Pittsburgh Mayor Bill Peduto explained the rationale behind the tax created in 2005, during a time when the City was enduring difficult financial straits.
“The stadiums themselves have been paid for by taxpayers. They use them as their place of work. There was a way we felt that some of that money could be recouped for the public and we will let the judge decide,” Peduto stated.
UPDATE
Allegheny County Court of Common Pleas Judge Christine A. Ward ruled on June 28 that the parties were to collaborate on agreeing upon stipulations of fact and engage in settlement discussions, ahead of preparation of cross motions for summary judgment.
However, Ward explained in a Dec. 20 order that those sessions were apparently unsuccessful.
“Having not resolved these actions through mediation, plaintiffs will file a motion for summary judgment and supporting memorandum on or before Jan. 28, 2022. The City of Pittsburgh will file a cross-motion for summary judgment and its opposition to plaintiffs’ motion on or before Feb. 28, 2022. The parties may file a single consolidated response/reply brief to the cross-motions for summary judgment on or before March 18, 2022. The Court will set a hearing for argument on the cross-motions for summary judgment as soon as practicable thereafter,” Ward said.
Jay K. Reisinger, a partner at Pittsburgh-based Farrell Reisinger & Comber who manages the firm’s sports law practice and has extensive experience representing professional athletes, previously told the Pennsylvania Record that the tax is unconstitutional.

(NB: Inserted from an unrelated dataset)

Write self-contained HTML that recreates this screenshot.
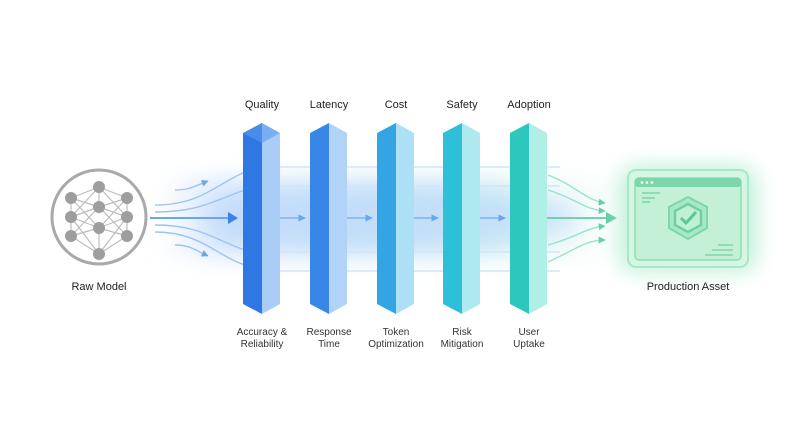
<!DOCTYPE html>
<html><head><meta charset="utf-8"><style>
html,body{margin:0;padding:0;background:#fff;}
svg{display:block;font-family:"Liberation Sans",sans-serif;}
</style></head><body>
<svg width="791" height="437" viewBox="0 0 791 437" xmlns="http://www.w3.org/2000/svg">
<defs>
<filter id="blur" x="-20%" y="-50%" width="140%" height="200%"><feGaussianBlur stdDeviation="12"/></filter>
<filter id="blur2" x="-50%" y="-50%" width="200%" height="200%"><feGaussianBlur stdDeviation="10"/></filter>
<linearGradient id="band" x1="0" x2="1" y1="0" y2="0">
<stop offset="0" stop-color="#cfe2fc" stop-opacity="0"/>
<stop offset="0.15" stop-color="#cfe2fc"/>
<stop offset="0.7" stop-color="#d0eef4"/>
<stop offset="1" stop-color="#d4f5ea" stop-opacity="0"/>
</linearGradient>
<marker id="ar" viewBox="0 0 10 10" refX="9" refY="5" markerWidth="5" markerHeight="5" orient="auto"><path d="M0,0L10,5L0,10z" fill="#6aa6ee"/></marker>
<marker id="ag" viewBox="0 0 10 10" refX="9" refY="5" markerWidth="5" markerHeight="5" orient="auto"><path d="M0,0L10,5L0,10z" fill="#5fd0a6"/></marker>
</defs>
<!-- band -->
<rect x="160" y="180" width="460" height="76" fill="url(#band)" filter="url(#blur)"/>
<ellipse cx="390" cy="218" rx="190" ry="30" fill="#b9d6fa" opacity="0.6" filter="url(#blur)"/>
<g stroke="#d3e4fb" stroke-width="1.5" fill="none">
<line x1="262" y1="167" x2="560" y2="167"/>
<line x1="262" y1="186" x2="560" y2="186"/>
<line x1="262" y1="252" x2="560" y2="252"/>
<line x1="262" y1="271" x2="560" y2="271"/>
</g>
<!-- left flows -->
<g stroke="#9cc3f4" stroke-width="1.4" fill="none">
<path d="M175,190 C190,190 195,186 208,181" marker-end="url(#ar)"/>
<path d="M175,245 C190,245 195,250 208,256" marker-end="url(#ar)"/>
<path d="M155,205 C200,205 215,185 245,172"/>
<path d="M155,212 C200,212 215,200 245,190"/>
<path d="M155,225 C200,225 215,240 245,250"/>
<path d="M155,232 C200,232 215,255 245,265"/>
</g>
<line x1="150" y1="218" x2="232" y2="218" stroke="#6aa6ee" stroke-width="2"/>
<path d="M228,212 L238,218 L228,224z" fill="#3b82e8"/>
<!-- inner arrows -->
<g stroke="#7fb3f0" stroke-width="1.5" marker-end="url(#ar)">
<line x1="270" y1="218" x2="305" y2="218"/>
<line x1="338" y1="218" x2="372" y2="218"/>
<line x1="405" y1="218" x2="438" y2="218"/>
<line x1="472" y1="218" x2="505" y2="218"/>
</g>
<!-- right flows -->
<g stroke="#9ee0c8" stroke-width="1.4" fill="none">
<path d="M548,175 C575,185 585,200 605,203" marker-end="url(#ag)"/>
<path d="M548,190 C575,198 585,210 605,211" marker-end="url(#ag)"/>
<path d="M548,245 C575,238 585,228 605,226" marker-end="url(#ag)"/>
<path d="M548,262 C575,250 585,240 605,240" marker-end="url(#ag)"/>
</g>
<line x1="545" y1="218" x2="610" y2="218" stroke="#6fd3ad" stroke-width="2"/>
<path d="M606,212 L617,218 L606,224z" fill="#5cc99c"/>
<!-- pillars -->
<g>
<g transform="translate(262,0)">
<path d="M-19,133 L0,123 L0,314 L-19,304z" fill="#2f78e4"/>
<path d="M0,123 L18,133 L18,304 L0,314z" fill="#a9cdf7"/>
<path d="M-19,133 L0,123 L18,133 L0,143z" fill="#5c98ec" opacity="0.6"/>
</g>
<g transform="translate(329,0)">
<path d="M-19,133 L0,123 L0,314 L-19,304z" fill="#3887e6"/>
<path d="M0,123 L18,133 L18,304 L0,314z" fill="#b0d3f7"/>
</g>
<g transform="translate(396,0)">
<path d="M-19,133 L0,123 L0,314 L-19,304z" fill="#33a5e2"/>
<path d="M0,123 L18,133 L18,304 L0,314z" fill="#ade0f6"/>
</g>
<g transform="translate(462,0)">
<path d="M-19,133 L0,123 L0,314 L-19,304z" fill="#2ec0d8"/>
<path d="M0,123 L18,133 L18,304 L0,314z" fill="#aee9f0"/>
</g>
<g transform="translate(529,0)">
<path d="M-19,133 L0,123 L0,314 L-19,304z" fill="#2cc7bd"/>
<path d="M0,123 L18,133 L18,304 L0,314z" fill="#b0efe6"/>
</g>
</g>
<!-- network -->
<circle cx="99" cy="217" r="47" fill="#fff" stroke="#a9a9a9" stroke-width="3"/>
<g stroke="#bdbdbd" stroke-width="1.2">
<path d="M99,187 L71,198 M99,187 L127,198 M99,187 L99,207 M99,187 L71,217 M99,187 L127,217"/>
<path d="M71,198 L99,207 M71,198 L99,228 M127,198 L99,207 M127,198 L99,228 M71,217 L99,207 M71,217 L99,228 M127,217 L99,207 M127,217 L99,228 M71,236 L99,207 M71,236 L99,228 M127,236 L99,207 M127,236 L99,228"/>
<path d="M99,254 L71,236 M99,254 L127,236 M99,254 L99,228 M99,254 L71,217 M99,254 L127,217 M71,198 L71,236 M127,198 L127,236"/>
</g>
<g fill="#9e9e9e">
<circle cx="99" cy="187" r="6"/><circle cx="71" cy="198" r="6"/><circle cx="127" cy="198" r="6"/>
<circle cx="99" cy="207" r="6"/><circle cx="71" cy="217" r="6"/><circle cx="127" cy="217" r="6"/>
<circle cx="99" cy="228" r="6"/><circle cx="71" cy="236" r="6"/><circle cx="127" cy="236" r="6"/>
<circle cx="99" cy="254" r="6"/>
</g>
<!-- production asset -->
<rect x="618" y="165" width="140" height="108" rx="20" fill="#b5eed2" opacity="0.8" filter="url(#blur2)"/>
<rect x="628" y="170" width="120" height="97" rx="8" fill="#d6f6e5" stroke="#a6e8c8" stroke-width="2"/>
<rect x="635" y="178" width="106" height="82" rx="4" fill="#c4f0d8" stroke="#8fdcb6" stroke-width="1.5"/>
<rect x="635" y="178" width="106" height="9" rx="3" fill="#7ed6ab"/>
<circle cx="642" cy="182.5" r="1.3" fill="#fff"/><circle cx="647" cy="182.5" r="1.3" fill="#fff"/><circle cx="652" cy="182.5" r="1.3" fill="#fff"/>
<g stroke="#7ed6ab" stroke-width="1.5"><line x1="642" y1="193" x2="660" y2="193"/><line x1="642" y1="198" x2="655" y2="198"/><line x1="642" y1="202" x2="650" y2="202"/>
<line x1="718" y1="245" x2="733" y2="245"/><line x1="712" y1="250" x2="733" y2="250"/><line x1="705" y1="255" x2="733" y2="255"/></g>
<path d="M688,197 L707,207 L707,228 L688,239 L669,228 L669,207z" fill="#a8e8c8" stroke="#7ed6ab" stroke-width="2"/>
<path d="M688,204 L701,211 L701,225 L688,232 L675,225 L675,211z" fill="#bdf0d6" stroke="#6fd0a2" stroke-width="2.5"/>
<path d="M681,218 L686,223 L696,212" fill="none" stroke="#5cc693" stroke-width="3"/>
<!-- labels -->
<g font-size="11" fill="#222" text-anchor="middle">
<text x="262" y="108">Quality</text>
<text x="329" y="108">Latency</text>
<text x="396" y="108">Cost</text>
<text x="462" y="108">Safety</text>
<text x="529" y="108">Adoption</text>
<text x="99" y="290">Raw Model</text>
<text x="688" y="290">Production Asset</text>
</g>
<g font-size="10" fill="#333" text-anchor="middle">
<text x="262" y="335">Accuracy &amp;</text><text x="262" y="347">Reliability</text>
<text x="329" y="335">Response</text><text x="329" y="347">Time</text>
<text x="396" y="335">Token</text><text x="396" y="347">Optimization</text>
<text x="462" y="335">Risk</text><text x="462" y="347">Mitigation</text>
<text x="529" y="335">User</text><text x="529" y="347">Uptake</text>
</g>
</svg>
</body></html>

“In my opinion, it’s long overdue. Professional athletes, not just in Pittsburgh but in other jurisdictions, have been singled out for a so-called use tax or a licensing fee, etc., so that local municipalities that have stadiums and professional teams can charge those players,” Reisinger said.
“Everybody knows where the Steelers are playing, but you don’t know what lawyers from New York are coming into Pittsburgh to work there and earn money, that aren’t paying the same tax. So, what’s the difference? The difference is you can actually figure out where these [athletes] are, where they play and where they earn money.”
The plaintiffs are represented by Scott R. Leah of Tucker Arensberg in Pittsburgh, plus Stephen W. Kidder, Ryan P. McManus and Michael P. Moore Jr. of Hemenway & Barnes, in Boston.
The defendants are represented by City Solicitor Yvonne S. Hilton and Associate City Solicitor Michael E. Kennedy, also in Pittsburgh.